Voting machines will not meet new federal standards in time for the 2024 election, and election officials are “freaking out”. Voting system guidelines will be updated on November 15th 2023, but few if any state election officials are updating their systems to meet them, with machines certified under the current “deprecated” standard remaining in use.
“The federal government must be unambiguous: voting systems certified to the old standard will remain federally certified after November 15th, 2023, and jurisdictions can continue using and purchasing those systems consistent with state or territorial laws and regulations,” the National Association of State Election Directors (NASED) have demanded in a letter
to the U.S. Election Assistance Commission (EAC). They fear skeptics of the machines will question the 2024 election due to machines only being certified to the old standard.
Ph.D. scientists recently exposed a host of “critical vulnerabilities” in voting machines, but officials such as Brad Raffensperger, Georgia’s Secretary of State, are refusing to address them in time for 2024, telling experts with concerns “tough noogies”
.
Some officials, like Washington elections director Stuart Holmes, seem more worried than Raffensperger: “I’m expecting there will be a lot of conversations about the voting systems that were used in 2024 in 2025,” he said.

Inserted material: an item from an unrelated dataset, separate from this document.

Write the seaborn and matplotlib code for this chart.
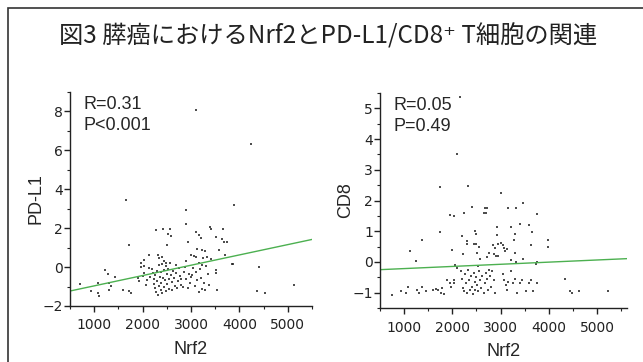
import matplotlib
matplotlib.use("Agg")
import matplotlib.pyplot as plt
import seaborn as sns
import pandas as pd
from matplotlib.patches import Rectangle
from matplotlib.ticker import MultipleLocator

# left panel: Nrf2 vs PD-L1
pdl1_nrf2 = [
    3110, 4230, 1650, 3890, 2890, 2890, 1720, 2270, 2430, 2570, 2530, 2580, 2510, 2940,
    3110, 3170, 3210, 3400, 3410, 3670, 3510, 3650, 3680, 3750, 3580, 3710, 3870, 4400,
    3130, 3230, 3280, 3000, 3060, 3110, 2890, 3160, 3220, 3250, 3330, 3410,
    2130, 2030, 1960, 2310, 2340, 2410, 2450, 2480,
    710, 930, 1070, 1070, 1100, 1220, 1280, 1310, 1340, 1310, 1430, 1590, 1720, 1760,
    1900, 1930, 2030, 2000, 2070, 2100, 2160, 1960, 2030, 2140,
    2200, 2220, 2230, 2240, 2250, 2260, 2270, 2290, 2300, 2310, 2330, 2340, 2350, 2370,
    2380, 2390, 2400, 2410, 2420, 2440, 2450, 2460, 2480, 2490, 2500, 2510, 2530, 2540,
    2550, 2570, 2580, 2600, 2610, 2630, 2640, 2660, 2680, 2700, 2710, 2730, 2750, 2770,
    2790, 2800,
    2830, 2850, 2870, 2900, 2930, 2950, 2980, 3000, 3030, 3050, 3080, 3100, 3130, 3160,
    3180, 3200, 3230, 3260, 3290, 3320, 3350, 3380, 3510, 3510, 3545, 3850, 4370, 4530, 5120,
]
pdl1 = [
    8.05, 6.35, 3.45, 3.2, 2.95, 2.2, 1.13, 1.93, 1.98, 1.98, 1.68, 1.6, 1.13, 1.3,
    1.78, 1.65, 1.47, 2.07, 1.95, 1.98, 1.55, 1.45, 1.27, 1.27, 0.87, 0.62, 0.14, 0.02,
    0.92, 0.88, 0.85, 0.6, 0.55, 0.5, 0.3, 0.2, 0.1, 0.45, 0.5, 0.42,
    0.62, 0.36, 0.22, 0.6, 0.46, 0.5, 0.3, 0.2,
    -0.87, -1.21, -0.84, -1.35, -1.49, -0.15, -0.36, -0.84, -0.97, -1.18, -0.53, -1.18, -1.21, -1.32,
    -0.58, -0.7, -0.32, -0.46, -0.92, -0.67, -0.5, 0.0, 0.05, -0.05,
    -0.1, -0.3, -0.6, -0.85, -1.05, -0.4, -1.3, -0.2, -0.7, -1.45, 0.1, -0.95, -0.5, -1.2,
    -0.25, -0.8, 0.15, -1.35, -0.55, -1.0, -0.15, -0.65, -1.25, 0.05, -0.35, -0.85, -0.1, -0.6,
    -1.15, 0.2, -0.4, -0.75, -1.2, -0.2, -0.55, -0.95, 0.1, -0.3, -1.1, -0.7, -0.05, -0.45,
    -0.9, -0.6,
    -1.0, -0.25, 0.0, -0.6, -1.1, -0.35, -0.8, -0.5, -0.4, -0.05, -0.95, -0.25, -0.65, -1.3,
    -0.1, -0.55, -1.15, -0.8, -1.2, 0.05, -0.35, -0.9, -0.3, -0.15, -1.18, 0.15, -1.21, -1.31, -0.92,
]

# right panel: Nrf2 vs CD8
cd8_nrf2 = [
    2160, 2090, 1740, 2330, 3000, 2400, 2670, 2710, 2650, 2700, 3160, 3310, 3470, 3410,
    3580, 3760, 1960, 2030, 2250, 1740, 1370, 1120, 1250,
    2210, 2310, 2300, 2460, 2490, 2450, 2500, 2550, 2930, 2920, 3220, 3300, 3270, 3650,
    3630, 3980, 3980,
    2950, 3000, 3040, 3080, 3140, 2850, 2880,
    1990, 2230, 2510, 2580, 2720, 2760, 2870, 2910, 2950, 3100, 3220, 3290, 3310, 3470,
    3750, 3730, 2050, 2090, 2530,
    740, 930, 1040, 1070, 1270, 1310, 1380, 1450, 1590, 1660, 1700, 1760, 1790, 1830,
    1880, 1950, 1970, 2040, 2030,
    2180, 2200, 2220, 2240, 2260, 2280, 2300, 2320, 2340, 2360, 2380, 2400, 2420, 2440,
    2460, 2480, 2500, 2520, 2540, 2560, 2580, 2600, 2620, 2650, 2670, 2690, 2710, 2730,
    2760, 2780, 2800, 2830, 2860, 2890,
    3050, 3080, 3120, 3130, 3160, 3220, 3250, 3290, 3340, 3400, 3450, 3520, 3580, 3640,
    3680, 3750,
    4340, 4440, 4490, 4630, 5220,
]
cd8 = [
    5.36, 3.52, 2.43, 2.46, 2.23, 1.79, 1.77, 1.77, 1.6, 1.6, 1.77, 1.77, 1.91, 1.25,
    1.2, 1.55, 1.53, 1.5, 1.6, 0.97, 0.73, 0.37, 0.02,
    0.84, 0.68, 0.57, 1.0, 0.9, 0.58, 0.6, 0.5, 1.15, 0.87, 1.15, 0.9, 0.7, 0.97,
    0.54, 0.7, 0.48,
    0.6, 0.62, 0.55, 0.45, 0.42, 0.55, 0.45,
    0.38, 0.25, 0.3, 0.1, 0.15, 0.3, 0.25, 0.2, 0.18, 0.35, 0.05, 0.3, 0.0, 0.1,
    0.01, -0.08, -0.1, -0.2, -0.13,
    -1.07, -0.94, -1.02, -0.8, -0.9, -1.0, -0.8, -0.95, -0.92, -0.88, -0.92, -1.0, -0.85, -1.05,
    -0.6, -0.7, -0.82, -0.58, -0.7,
    -0.3, -0.55, -0.85, -0.95, -0.4, -0.7, -1.0, -0.25, -0.6, -0.9, -0.45, -0.8, -1.05, -0.35,
    -0.65, -0.9, -0.5, -0.75, -0.95, -0.3, -0.6, -0.85, -0.45, -1.0, -0.7, -0.35, -0.55, -0.9,
    -0.25, -0.45, -0.8, -0.3, -0.6, -1.0,
    -0.4, -0.6, -0.75, -0.9, -0.65, -0.3, -0.7, -0.55, -1.0, -0.7, -0.6, -0.95, -0.7, -0.6,
    -0.95, -0.7,
    -0.55, -0.94, -1.0, -0.94, -0.94,
]

# fitted lines as printed in the figure (intercept, slope)
fit_left = (-1.495, 0.00053)
fit_right = (-0.285, 0.00007)

title = "図3 膵癌におけるNrf2とPD-L1/CD8⁺ T細胞の関連"
stats_left = "R=0.31\nP<0.001"
stats_right = "R=0.05\nP=0.49"

sns.set_theme(style="ticks")
plt.rcParams["font.family"] = ["DejaVu Sans"]

fig = plt.figure(figsize=(6.43, 3.62), dpi=100)
# frame runs off the right and bottom edges of the image
fig.patches.append(Rectangle((8 / 643, -0.05), 1.0, 1.05 - 8 / 362,
                             transform=fig.transFigure, fill=False,
                             edgecolor="#333333", linewidth=1.2))

fig.text(0.51, 0.9, title, ha="center", va="center", fontsize=17.5,
         family=["Noto Sans CJK JP", "DejaVu Sans"], color="#222222")

ax1 = fig.add_axes([0.1089, 0.1547, 0.3763, 0.5913])
ax2 = fig.add_axes([0.591, 0.149, 0.384, 0.594])

df1 = pd.DataFrame({"Nrf2": pdl1_nrf2, "PD-L1": pdl1})
df2 = pd.DataFrame({"Nrf2": cd8_nrf2, "CD8": cd8})

panels = [
    (ax1, df1, "PD-L1", (500, 5500), (-2, 9), 2, 1, stats_left, fit_left),
    (ax2, df2, "CD8", (500, 5620), (-1.5, 5.5), 1, 0.5, stats_right, fit_right),
]
for ax, df, ycol, xlim, ylim, ymaj, ymin, stats, fit in panels:
    sns.regplot(data=df, x="Nrf2", y=ycol, ax=ax, fit_reg=False,
                marker="s", color="#222222",
                scatter_kws={"s": 3, "linewidths": 0})
    ax.axline((0, fit[0]), slope=fit[1], color="#4cb050", linewidth=1.0)
    ax.set_xlim(*xlim)
    ax.set_ylim(*ylim)
    sns.despine(ax=ax)
    ax.xaxis.set_major_locator(MultipleLocator(1000))
    ax.xaxis.set_minor_locator(MultipleLocator(500))
    ax.yaxis.set_major_locator(MultipleLocator(ymaj))
    ax.yaxis.set_minor_locator(MultipleLocator(ymin))
    ax.set_xticks([1000, 2000, 3000, 4000, 5000])
    ax.tick_params(which="major", length=4, width=1, direction="out",
                   labelsize=10, colors="#222222")
    ax.tick_params(axis="x", which="major", pad=5)
    ax.tick_params(axis="y", which="major", pad=1)
    ax.tick_params(which="minor", length=2, width=0.8, direction="out", colors="#222222")
    for sp in ("left", "bottom"):
        ax.spines[sp].set_linewidth(1.0)
        ax.spines[sp].set_color("#222222")
    ax.set_xlabel("Nrf2", fontsize=13, family="Liberation Sans", labelpad=6)
    ax.set_ylabel(ycol, fontsize=13, family="Liberation Sans", labelpad=-1)
    ax.text(0.055, 0.98, stats, transform=ax.transAxes, ha="left", va="top",
            fontsize=13, family="Liberation Sans", linespacing=1.3)

fig.savefig("out.png", dpi=100)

To boost confidence in elections, both domestically and internationally, no one in the U.S. government appears willing to consider abandoning voting machines in favor of conventional paper ballots. Judges in Brazil recently imposed an eight-year ban on Jair Bolsonaro’s ability to run for office due to his criticism of the nation’s electronic voting machines, which were supported by the Biden administration, after he unsuccessfully sought to reinstate paper ballots.